Source records –

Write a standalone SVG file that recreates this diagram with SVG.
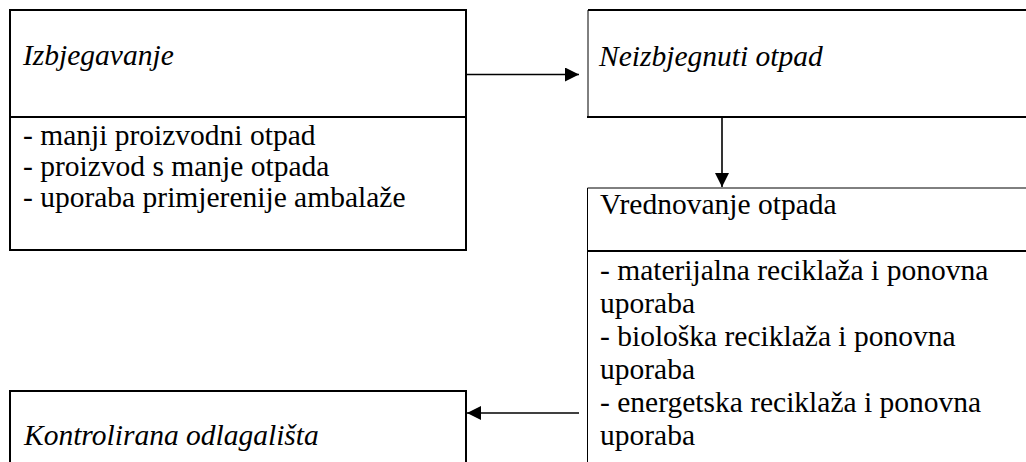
<svg xmlns="http://www.w3.org/2000/svg" width="1026" height="462" viewBox="0 0 1026 462">
<style>
.t{font-family:"Liberation Serif","Times New Roman",serif;font-size:29.5px;fill:#000}
.i{font-style:italic}
.thick{stroke:#000;stroke-width:2;fill:none}
.thin{stroke:#000;stroke-width:1;fill:none}
.conn{stroke:#000;stroke-width:1.6;fill:none}
</style>
<defs>
<marker id="ah" markerWidth="14" markerHeight="14" viewBox="0 0 14 14" refX="14" refY="7" orient="auto" markerUnits="userSpaceOnUse">
<path d="M0,0 L14,7 L0,14 Z" fill="#000"/>
</marker>
</defs>
<rect width="1026" height="462" fill="#fff"/>
<g id="izbjegavanje">
<rect class="thick" x="10" y="10" width="456" height="240"/>
<line class="thick" x1="10" y1="117" x2="466" y2="117"/>
<text class="t i" x="23" y="65">Izbjegavanje</text>
<text class="t" x="23" y="145">- manji proizvodni otpad</text>
<text class="t" x="23" y="176">- proizvod s manje otpada</text>
<text class="t" x="23" y="207">- uporaba primjerenije ambalaže</text>
</g>
<g id="neizbjegnuti">
<line class="thick" x1="588" y1="10" x2="1030" y2="10"/>
<line class="thick" x1="587" y1="117" x2="1030" y2="117"/>
<line class="thin" x1="588" y1="10" x2="588" y2="117"/>
<text class="t i" x="599" y="66">Neizbjegnuti otpad</text>
</g>
<g id="vrednovanje">
<line class="thin" x1="587.5" y1="188" x2="1030" y2="188"/>
<line class="thick" x1="587" y1="251" x2="1030" y2="251"/>
<line class="thin" x1="587.5" y1="188" x2="587.5" y2="470"/>
<text class="t" x="600" y="214">Vrednovanje otpada</text>
<text class="t" x="600" y="280">- materijalna reciklaža i ponovna</text>
<text class="t" x="600" y="313">uporaba</text>
<text class="t" x="600" y="346">- biološka reciklaža i ponovna</text>
<text class="t" x="600" y="379">uporaba</text>
<text class="t" x="600" y="412">- energetska reciklaža i ponovna</text>
<text class="t" x="600" y="445">uporaba</text>
</g>
<g id="odlagalista">
<path class="thick" d="M10,470 V391 H466 V470"/>
<text class="t i" x="24" y="445">Kontrolirana odlagališta</text>
</g>
<g id="connectors">
<line class="conn" x1="467" y1="74.5" x2="579" y2="74.5" marker-end="url(#ah)"/>
<line class="conn" x1="722" y1="118" x2="722" y2="187" marker-end="url(#ah)"/>
<line class="conn" x1="579" y1="413" x2="467" y2="413" marker-end="url(#ah)"/>
</g>
</svg>
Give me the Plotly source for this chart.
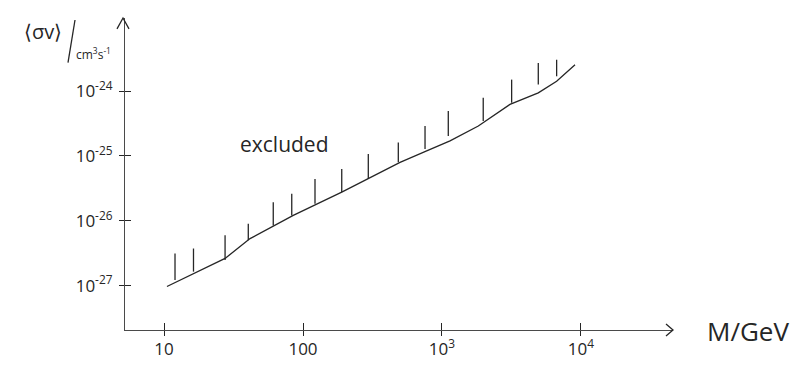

Given request – Repeat the material above in full and exactly, apart from the pictures.

Result –
Write a standalone SVG file that recreates this diagram with SVG.
<svg xmlns="http://www.w3.org/2000/svg" width="1026" height="462" viewBox="0 0 1026 462">
<style>
.t{font-family:"Liberation Serif","Times New Roman",serif;font-size:29.5px;fill:#000}
.i{font-style:italic}
.thick{stroke:#000;stroke-width:2;fill:none}
.thin{stroke:#000;stroke-width:1;fill:none}
.conn{stroke:#000;stroke-width:1.6;fill:none}
</style>
<defs>
<marker id="ah" markerWidth="14" markerHeight="14" viewBox="0 0 14 14" refX="14" refY="7" orient="auto" markerUnits="userSpaceOnUse">
<path d="M0,0 L14,7 L0,14 Z" fill="#000"/>
</marker>
</defs>
<rect width="1026" height="462" fill="#fff"/>
<g id="izbjegavanje">
<rect class="thick" x="10" y="10" width="456" height="240"/>
<line class="thick" x1="10" y1="117" x2="466" y2="117"/>
<text class="t i" x="23" y="65">Izbjegavanje</text>
<text class="t" x="23" y="145">- manji proizvodni otpad</text>
<text class="t" x="23" y="176">- proizvod s manje otpada</text>
<text class="t" x="23" y="207">- uporaba primjerenije ambalaže</text>
</g>
<g id="neizbjegnuti">
<line class="thick" x1="588" y1="10" x2="1030" y2="10"/>
<line class="thick" x1="587" y1="117" x2="1030" y2="117"/>
<line class="thin" x1="588" y1="10" x2="588" y2="117"/>
<text class="t i" x="599" y="66">Neizbjegnuti otpad</text>
</g>
<g id="vrednovanje">
<line class="thin" x1="587.5" y1="188" x2="1030" y2="188"/>
<line class="thick" x1="587" y1="251" x2="1030" y2="251"/>
<line class="thin" x1="587.5" y1="188" x2="587.5" y2="470"/>
<text class="t" x="600" y="214">Vrednovanje otpada</text>
<text class="t" x="600" y="280">- materijalna reciklaža i ponovna</text>
<text class="t" x="600" y="313">uporaba</text>
<text class="t" x="600" y="346">- biološka reciklaža i ponovna</text>
<text class="t" x="600" y="379">uporaba</text>
<text class="t" x="600" y="412">- energetska reciklaža i ponovna</text>
<text class="t" x="600" y="445">uporaba</text>
</g>
<g id="odlagalista">
<path class="thick" d="M10,470 V391 H466 V470"/>
<text class="t i" x="24" y="445">Kontrolirana odlagališta</text>
</g>
<g id="connectors">
<line class="conn" x1="467" y1="74.5" x2="579" y2="74.5" marker-end="url(#ah)"/>
<line class="conn" x1="722" y1="118" x2="722" y2="187" marker-end="url(#ah)"/>
<line class="conn" x1="579" y1="413" x2="467" y2="413" marker-end="url(#ah)"/>
</g>
</svg>
Give me the Plotly source for this chart.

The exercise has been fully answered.